The answer for many people is swing trading. Swing trading is the practice of holding stock positions (long or short) for a few days to a few weeks. You don’t need to sit in front of your computer all day with your finger on the panic button, and you don’t have to play cat and mouse with market makers looking to hang your scalp on their wall. The typical moves made by a stock during a swing play will dwarf the tweenies that day traders salivate over, and with sensible use of stop orders you won’t need to lose sleep at night fretting about the risk.
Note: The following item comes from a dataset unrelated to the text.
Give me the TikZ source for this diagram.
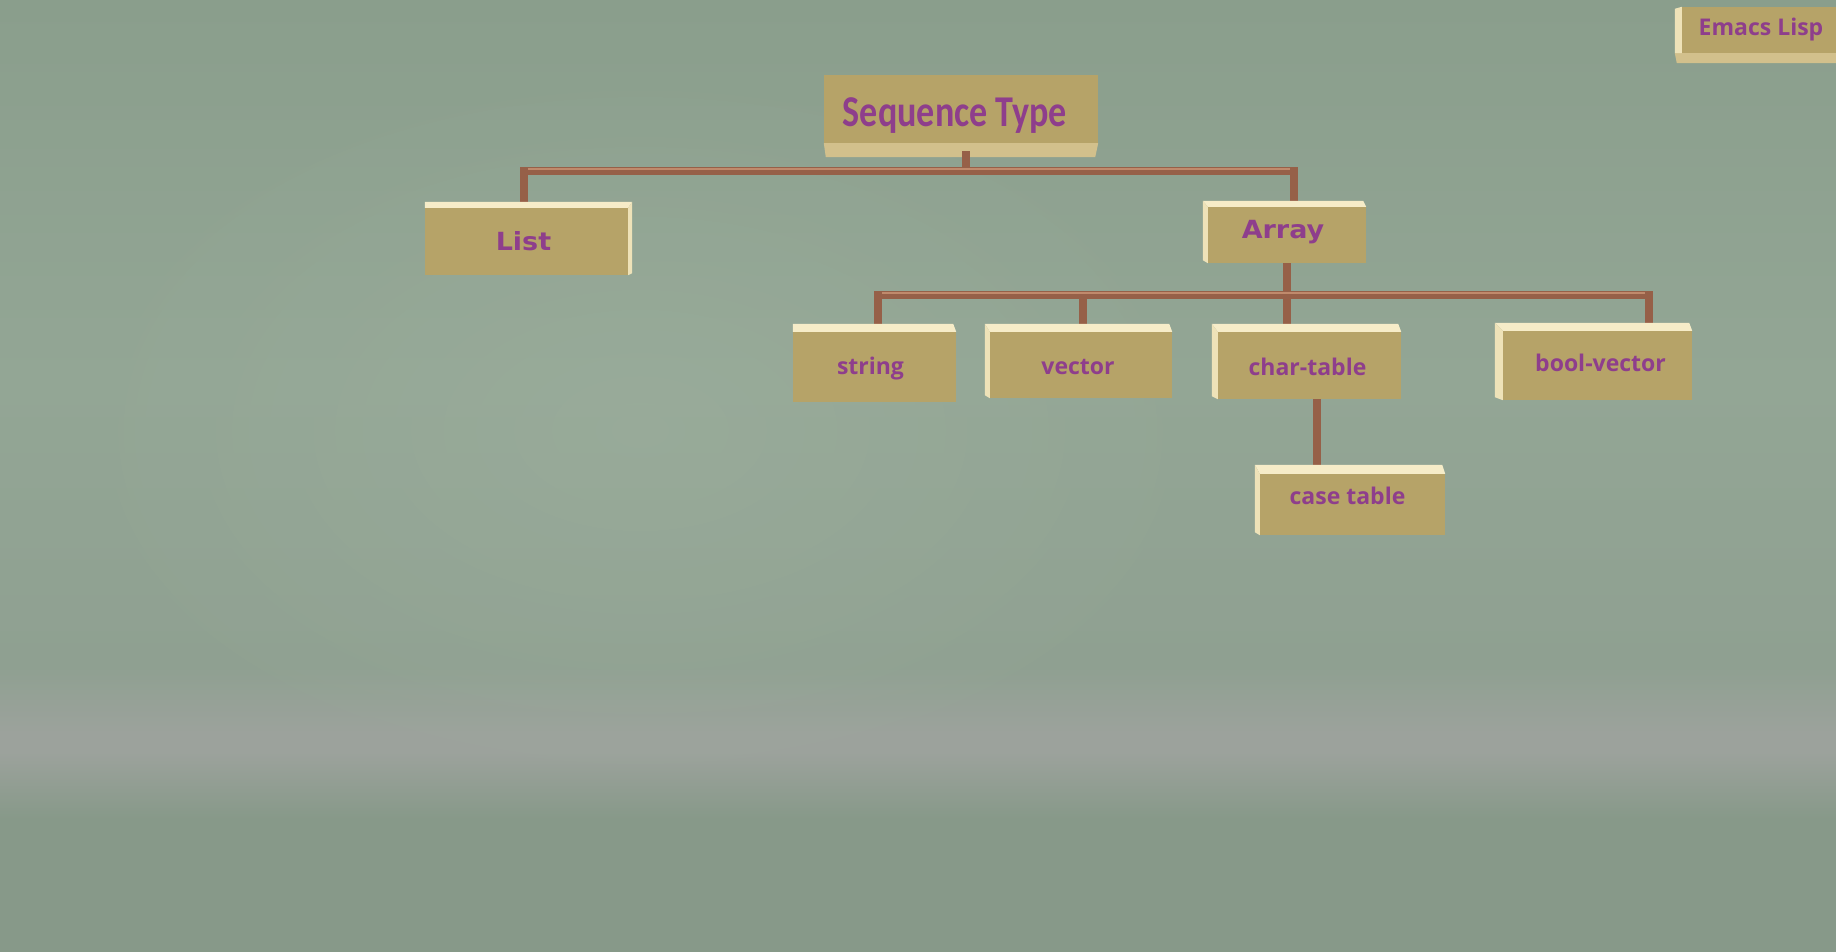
\documentclass[tikz,border=0pt]{standalone}
\usepackage{fontspec}
\usepackage{graphicx}
\usetikzlibrary{calc,fadings}
\newfontfamily\seqfont{Carlito}
\newfontfamily\widefont{DejaVu Sans}
\newfontfamily\boxfont{Open Sans}
\definecolor{bgtop}{RGB}{138,158,140}
\definecolor{bgmid}{RGB}{147,166,149}
\definecolor{bglow}{RGB}{143,160,145}
\definecolor{bgband}{RGB}{156,162,156}
\definecolor{bgbot}{RGB}{135,153,137}
\definecolor{glowc}{RGB}{160,178,160}
\definecolor{frontc}{RGB}{182,163,104}
\definecolor{topc}{RGB}{246,236,200}
\definecolor{sidec}{RGB}{238,226,184}
\definecolor{bandc}{RGB}{210,192,140}
\definecolor{textc}{RGB}{142,62,140}
\definecolor{connc}{RGB}{150,96,72}
\definecolor{connhi}{RGB}{192,138,108}
\pgfdeclareverticalshading{bgshade}{100bp}{color(0bp)=(bgbot); color(25bp)=(bgbot); color(32bp)=(bgbot); color(35.5bp)=(bgband); color(36.5bp)=(bgband); color(40bp)=(bglow); color(55bp)=(bgmid); color(75bp)=(bgtop); color(100bp)=(bgtop)}
\tikzfading[name=glowfade, inner color=transparent!55, outer color=transparent!100]
\newcommand\tpos[3]{\raisebox{#2}[\height][\depth]{\hspace*{#1}#3\hspace*{-#1}}}
\newcommand\topL[3]{\fill[topc] ($(#1.north west)+(-#2,-#3)$) -- ($(#1.north east)+(-3,-#3)$) -- (#1.north east) -- (#1.north west) -- cycle;}
\newcommand\sideL[3]{\fill[sidec] ($(#1.north west)+(-#2,-#3)$) -- (#1.north west) -- (#1.south west) -- ($(#1.south west)+(-#2,-3)$) -- cycle;}
\newcommand\topR[3]{\fill[topc] ($(#1.north west)+(0,-#3)$) -- ($(#1.north east)+(#2,-#3)$) -- (#1.north east) -- (#1.north west) -- cycle;}
\newcommand\sideR[3]{\fill[sidec] ($(#1.north east)+(#2,-#3)$) -- (#1.north east) -- (#1.south east) -- ($(#1.south east)+(#2,-2)$) -- cycle;}
\begin{document}
\begin{tikzpicture}[x=1pt,y=-1pt,
  box/.style={fill=frontc, inner sep=0pt, text=textc, anchor=center},
  seqbox/.style={box, font=\seqfont\bfseries\fontsize{44}{48}\selectfont},
  widebox/.style={box, font=\widefont\bfseries\fontsize{25}{29}\selectfont},
  leafbox/.style={box, font=\boxfont\bfseries\fontsize{23}{27}\selectfont},
  conn/.style={draw=connc, line width=7.5pt},
  hilite/.style={draw=connhi, line width=2.5pt}]
\useasboundingbox (0,0) rectangle (1836,952);
\shade[shading=bgshade] (0,0) rectangle (1836,952);
\fill[glowc, path fading=glowfade] (640,430) ellipse (620 and 380);
% nodes (front faces)
\node[seqbox, minimum width=274pt, minimum height=68pt] (seq) at (961,109) {\tpos{-6pt}{-7pt}{\scalebox{0.82}[1]{Sequence Type}}};
\node[leafbox, minimum width=170pt, minimum height=46pt] (emacs) at (1767,30) {\tpos{-6pt}{0pt}{Emacs Lisp}};
\node[widebox, minimum width=203pt, minimum height=67pt] (list) at (526.5,241.5) {\tpos{-3pt}{0pt}{\scalebox{1.08}[1]{List}}};
\node[widebox, minimum width=158pt, minimum height=56pt] (array) at (1287,235) {\tpos{-4pt}{3pt}{\scalebox{1.08}[1]{Array}}};
\node[leafbox, minimum width=163pt, minimum height=70pt] (string) at (874.5,367) {\tpos{-4pt}{-2pt}{string}};
\node[leafbox, minimum width=182pt, minimum height=66pt] (vector) at (1081,365) {\tpos{-3pt}{-2pt}{vector}};
\node[leafbox, minimum width=183pt, minimum height=67pt] (chart) at (1309.5,365.5) {\tpos{-2pt}{-1pt}{char-table}};
\node[leafbox, minimum width=189pt, minimum height=69pt] (boolv) at (1597.5,365.5) {\tpos{3pt}{3pt}{bool-vector}};
\node[leafbox, minimum width=185pt, minimum height=61pt] (caset) at (1352.5,504.5) {\tpos{-5pt}{9pt}{case table}};
% extra faces of Sequence Type and Emacs Lisp
\fill[bandc] (seq.south west) -- (seq.south east) -- ($(seq.south east)+(-3,14)$) -- ($(seq.south west)+(2,14)$) -- cycle;
\fill[bandc] ($(emacs.south west)+(-7,0)$) -- (emacs.south east) -- ($(emacs.south east)+(0,10)$) -- ($(emacs.south west)+(-5,10)$) -- cycle;
\fill[sidec] ($(emacs.north west)+(-7,2)$) -- (emacs.north west) -- (emacs.south west) -- ($(emacs.south west)+(-7,0)$) -- cycle;
% connectors
\coordinate (j0) at (966,171);
\coordinate (jL) at (524,171);
\coordinate (jR) at (1294,171);
\coordinate (k0) at (1287,295);
\coordinate (kL) at (878,295);
\coordinate (k2) at (1083,295);
\coordinate (kR) at (1649,295);
\coordinate (cs) at (1317,430);
\draw[conn] ($(seq.south -| j0)+(0,8)$) -- (j0);
\draw[conn, line join=miter] (list.north -| jL) -- (jL) -- (jR) -- (array.north -| jR);
\draw[hilite] ($(jL)+(4,-2)$) -- ($(jR)+(-4,-2)$);
\draw[conn] (array.south -| k0) -- (k0);
\draw[conn, line join=miter] (string.north -| kL) -- (kL) -- (kR) -- (boolv.north -| kR);
\draw[hilite] ($(kL)+(4,-2)$) -- ($(kR)+(-4,-2)$);
\draw[conn] (k2) -- (vector.north -| k2);
\draw[conn] (k0) -- (chart.north -| k0);
\draw[conn] (chart.south -| cs) -- (caset.north -| cs);
% top and side faces
\topR{list}{4}{6}
\sideR{list}{4}{6}
\topL{array}{5}{6}
\sideL{array}{5}{6}
\topL{string}{0}{8}
\topL{vector}{5}{8}
\sideL{vector}{5}{8}
\topL{chart}{6}{8}
\sideL{chart}{6}{8}
\topL{boolv}{8}{8}
\sideL{boolv}{8}{8}
\topL{caset}{5}{9}
\sideL{caset}{5}{9}
\end{tikzpicture}
\end{document}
Day trading is a little like the World Series of Poker. Do you think you could sit down with Greg Raymer or Chris Moneymaker and beat them at a hand of No Limit Texas Hold ‘em? When you day trade you’re taking the same chance. The people on the other side of your trades are professional market makers. What the stock will do in the next day, week or year may be beyond the control of any one person, but what happens in the next 15 seconds depends entirely on the decisions of individual traders. Your loss is their immediate gain, and these guys (and gals) have been doing this for a long time. Even the most perfectly formed setup quickly turns into a sucker-play because these professionals know the newbies will take the bait. In the world of day trading, the losers get their hat handed to them in short order.
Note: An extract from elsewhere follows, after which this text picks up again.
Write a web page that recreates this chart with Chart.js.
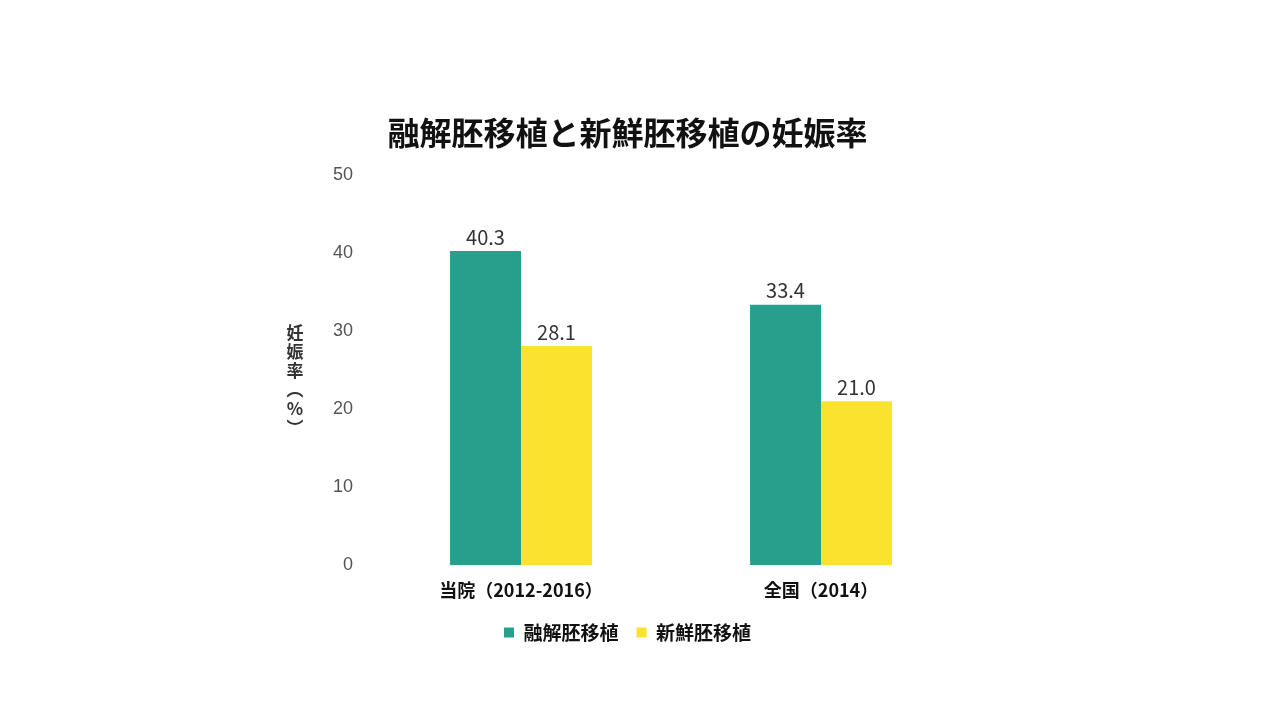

With swing trading you get the same fair chance as everyone else, institutional traders and individuals alike. As long as you trade stocks with a reasonable amount of volume, you can rest assured that no one trader, or even a group working in unison (which would be illegal, to boot) has the resources to bully the market. Setting your stop 5% below your entry point virtually guarantees that you won’t get scalped (it doesn’t guarantee the stock won’t move 5% against you, but if it does it won’t be because one trader decided to scalp you). And the profit potential for a well played swing trade could be 10% in a few days, or maybe 20-30% in a few weeks. Of course, it takes knowledge and experience to identify the right trades, but your chances of success are just as good as any Wall Street trader if you’re willing to take the time to ‘plan your trade and trade your plan.’

Truly outstanding bull markets only come along a few times in a lifetime. Swing trading gives you a realistic chance of profiting from those great bull markets. You already missed the last one in ’99. Don’t miss out on this chance. Now is the time to start studying up on swing trading so you’ll be ready.